Только даосы, видимо, вовремя осознали невозможность слияния и избрали путь следования Реальности, гармонии с ней, в чем полагали совершенство, бессмертие и свободу.
С каждым шагом развития философии и науки описание мира становилось все более ригидным в своих основополагающих принципах, а мыслительная парадигма — все более плотной и насыщенной стереотипными вопросами и ответами. Идея духовной эволюции, как и весь эволюционистский взгляд на мир, вполне укладывалась в старую научно-философскую парадигму и не вызывала особо острой полемики. Духовная эволюция прекрасно отвечала на ряд окончательных вопросов о цели и окончательной судьбе мира и человека. Никто не желал (и не желает) замечать, что сама парадигма страдает самозамкнутостью, что ее эвристические запасы давно исчерпаны, что на этом пути мы можем встретить лишь постоянные и без труда предугадываемые модификации одних и тех же ответов на одни и те же вопросы. Наука и философия замкнули созданный ими круг, и даже великолепные построения истинного релятивизма, квантово-волновое моделирование пространства, даже голографическая модель сознания не устраняют очевидной исчерпанности. В лучшем случае они лишь намекают на то, что где-то за пределами данным образом мыслящего разума есть царства, совершенно отличные от всего, что нам до сих пор было известно.

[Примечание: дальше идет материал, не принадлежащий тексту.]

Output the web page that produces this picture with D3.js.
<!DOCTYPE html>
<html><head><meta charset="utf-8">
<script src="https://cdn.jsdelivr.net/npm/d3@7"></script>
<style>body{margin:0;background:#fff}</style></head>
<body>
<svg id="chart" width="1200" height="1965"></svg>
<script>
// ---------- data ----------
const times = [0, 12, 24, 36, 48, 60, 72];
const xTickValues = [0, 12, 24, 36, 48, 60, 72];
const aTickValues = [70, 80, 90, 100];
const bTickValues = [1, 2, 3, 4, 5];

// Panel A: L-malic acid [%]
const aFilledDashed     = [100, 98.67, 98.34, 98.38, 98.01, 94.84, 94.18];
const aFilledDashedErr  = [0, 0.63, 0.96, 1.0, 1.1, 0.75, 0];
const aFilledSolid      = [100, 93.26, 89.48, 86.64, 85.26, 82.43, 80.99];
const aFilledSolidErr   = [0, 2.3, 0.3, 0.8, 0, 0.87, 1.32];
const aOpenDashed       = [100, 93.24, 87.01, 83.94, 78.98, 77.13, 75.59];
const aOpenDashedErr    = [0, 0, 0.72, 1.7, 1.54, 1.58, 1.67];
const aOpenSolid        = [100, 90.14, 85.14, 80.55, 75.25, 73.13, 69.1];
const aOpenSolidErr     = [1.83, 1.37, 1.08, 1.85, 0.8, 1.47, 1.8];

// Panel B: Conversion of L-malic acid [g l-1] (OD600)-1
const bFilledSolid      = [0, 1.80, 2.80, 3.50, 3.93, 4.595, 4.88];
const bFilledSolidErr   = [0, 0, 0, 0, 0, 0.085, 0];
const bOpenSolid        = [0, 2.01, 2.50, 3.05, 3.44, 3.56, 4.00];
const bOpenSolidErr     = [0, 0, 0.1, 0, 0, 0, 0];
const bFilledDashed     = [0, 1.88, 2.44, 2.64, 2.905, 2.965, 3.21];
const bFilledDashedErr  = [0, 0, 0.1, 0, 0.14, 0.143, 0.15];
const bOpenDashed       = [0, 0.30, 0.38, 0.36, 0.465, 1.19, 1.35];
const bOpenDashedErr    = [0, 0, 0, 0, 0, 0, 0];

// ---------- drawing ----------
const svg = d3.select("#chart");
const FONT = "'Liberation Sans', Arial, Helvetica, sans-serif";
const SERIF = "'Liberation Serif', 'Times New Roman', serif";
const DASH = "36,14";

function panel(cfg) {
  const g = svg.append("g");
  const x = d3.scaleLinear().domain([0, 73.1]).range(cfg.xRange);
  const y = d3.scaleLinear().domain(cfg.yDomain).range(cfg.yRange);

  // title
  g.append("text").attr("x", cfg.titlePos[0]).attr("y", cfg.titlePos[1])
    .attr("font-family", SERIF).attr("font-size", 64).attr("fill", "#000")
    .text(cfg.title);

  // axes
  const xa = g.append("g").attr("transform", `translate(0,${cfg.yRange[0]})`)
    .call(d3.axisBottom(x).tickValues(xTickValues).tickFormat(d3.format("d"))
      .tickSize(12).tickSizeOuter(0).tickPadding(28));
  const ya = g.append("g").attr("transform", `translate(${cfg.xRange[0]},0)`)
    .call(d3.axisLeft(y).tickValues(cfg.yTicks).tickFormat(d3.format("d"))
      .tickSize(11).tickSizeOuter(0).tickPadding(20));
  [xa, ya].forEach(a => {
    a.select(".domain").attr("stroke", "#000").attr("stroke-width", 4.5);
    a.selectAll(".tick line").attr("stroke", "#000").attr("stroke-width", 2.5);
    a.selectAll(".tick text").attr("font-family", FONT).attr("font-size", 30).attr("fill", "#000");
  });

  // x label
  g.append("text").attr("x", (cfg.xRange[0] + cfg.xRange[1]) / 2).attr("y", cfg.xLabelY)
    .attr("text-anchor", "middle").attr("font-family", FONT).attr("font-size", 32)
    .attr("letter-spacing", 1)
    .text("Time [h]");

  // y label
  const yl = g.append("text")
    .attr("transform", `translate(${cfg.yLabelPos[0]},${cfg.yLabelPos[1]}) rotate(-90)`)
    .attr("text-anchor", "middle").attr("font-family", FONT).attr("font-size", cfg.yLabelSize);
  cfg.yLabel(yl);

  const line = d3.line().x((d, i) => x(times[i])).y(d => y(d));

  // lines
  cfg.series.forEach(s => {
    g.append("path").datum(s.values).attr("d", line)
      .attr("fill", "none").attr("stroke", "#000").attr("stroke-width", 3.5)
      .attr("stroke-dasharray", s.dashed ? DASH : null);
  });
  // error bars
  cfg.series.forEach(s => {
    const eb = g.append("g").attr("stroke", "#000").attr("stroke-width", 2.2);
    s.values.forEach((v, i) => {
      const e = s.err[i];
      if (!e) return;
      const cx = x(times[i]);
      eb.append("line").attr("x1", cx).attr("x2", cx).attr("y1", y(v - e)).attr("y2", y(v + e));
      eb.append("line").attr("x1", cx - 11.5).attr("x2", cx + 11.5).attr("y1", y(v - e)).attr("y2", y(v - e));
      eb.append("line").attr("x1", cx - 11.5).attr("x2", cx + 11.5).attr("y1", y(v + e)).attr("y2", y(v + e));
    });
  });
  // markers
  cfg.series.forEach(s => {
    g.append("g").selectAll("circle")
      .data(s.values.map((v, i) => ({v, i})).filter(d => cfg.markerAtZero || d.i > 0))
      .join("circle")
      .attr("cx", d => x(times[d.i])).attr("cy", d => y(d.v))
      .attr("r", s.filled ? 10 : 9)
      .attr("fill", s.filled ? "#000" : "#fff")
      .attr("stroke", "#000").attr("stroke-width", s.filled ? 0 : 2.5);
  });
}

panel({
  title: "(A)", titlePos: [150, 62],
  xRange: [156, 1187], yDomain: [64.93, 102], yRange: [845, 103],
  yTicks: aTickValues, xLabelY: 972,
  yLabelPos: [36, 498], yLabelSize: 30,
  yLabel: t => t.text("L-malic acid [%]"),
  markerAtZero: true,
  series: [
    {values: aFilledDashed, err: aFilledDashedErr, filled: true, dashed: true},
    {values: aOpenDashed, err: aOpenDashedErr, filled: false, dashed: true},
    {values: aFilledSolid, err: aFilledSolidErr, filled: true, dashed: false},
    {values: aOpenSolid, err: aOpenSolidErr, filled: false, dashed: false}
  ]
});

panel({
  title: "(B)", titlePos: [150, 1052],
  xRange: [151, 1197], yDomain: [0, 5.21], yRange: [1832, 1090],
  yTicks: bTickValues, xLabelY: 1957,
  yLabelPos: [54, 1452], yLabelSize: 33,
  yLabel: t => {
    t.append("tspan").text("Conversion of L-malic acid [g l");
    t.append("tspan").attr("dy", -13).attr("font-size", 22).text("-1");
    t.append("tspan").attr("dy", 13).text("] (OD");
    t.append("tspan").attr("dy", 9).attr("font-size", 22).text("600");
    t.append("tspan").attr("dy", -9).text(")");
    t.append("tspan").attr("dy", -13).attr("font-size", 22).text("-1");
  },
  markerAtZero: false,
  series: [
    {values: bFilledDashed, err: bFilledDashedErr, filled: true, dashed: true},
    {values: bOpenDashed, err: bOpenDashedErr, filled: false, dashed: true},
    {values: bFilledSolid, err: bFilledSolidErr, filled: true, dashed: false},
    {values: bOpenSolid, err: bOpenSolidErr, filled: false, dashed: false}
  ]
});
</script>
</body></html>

Разговоры о природе Реальности всегда так или иначе сводились к чему-то однородно универсальному и экстремальному по совокупности тех качеств, что ведомы человеку. Так описывался Брахман — источник и поглотитель всего, творящий циклы и циклы миров ради собственного наслаждения — ибо какая еще мотивация может быть проецирована на универсальную сущность, которая уже есть все и может становиться бесконечно? Шуньята — полярная противоположность Брахмана, заключительный шаг интеллекта в описании мира, когда все атрибуты, все потенции развернуты; когда только Ничто становится творческим ("беременная пустота"), поскольку заключает в себе не только все грядущее, прошлое и настоящее бытие, но и небытие — предпосылку Рождения и предпосылку Разрушения. Шуньята, понимаемая таким образом, становится для просветленного буддиста той странной и вездесущей гранью, за которой начинаются миры поддающихся описанию человеческих опытов, а перед ней — чистая Потенциальность; и никому не познать, обретет ли Пустота Форму, сохранит ли свою непостижимую вибрацию для следующего кванта времени. Познавшие Пустоту и есть те, кто познал Нирвану; они способны вечно делить с ней поток неоформленного ветра, поток еще не начавшейся игры, и наслаждаться отсутствием страданий, отсутствием эго — главного зрителя этого феерического спектакля Пустоты, то рождающей химеры, то сокрушающей их.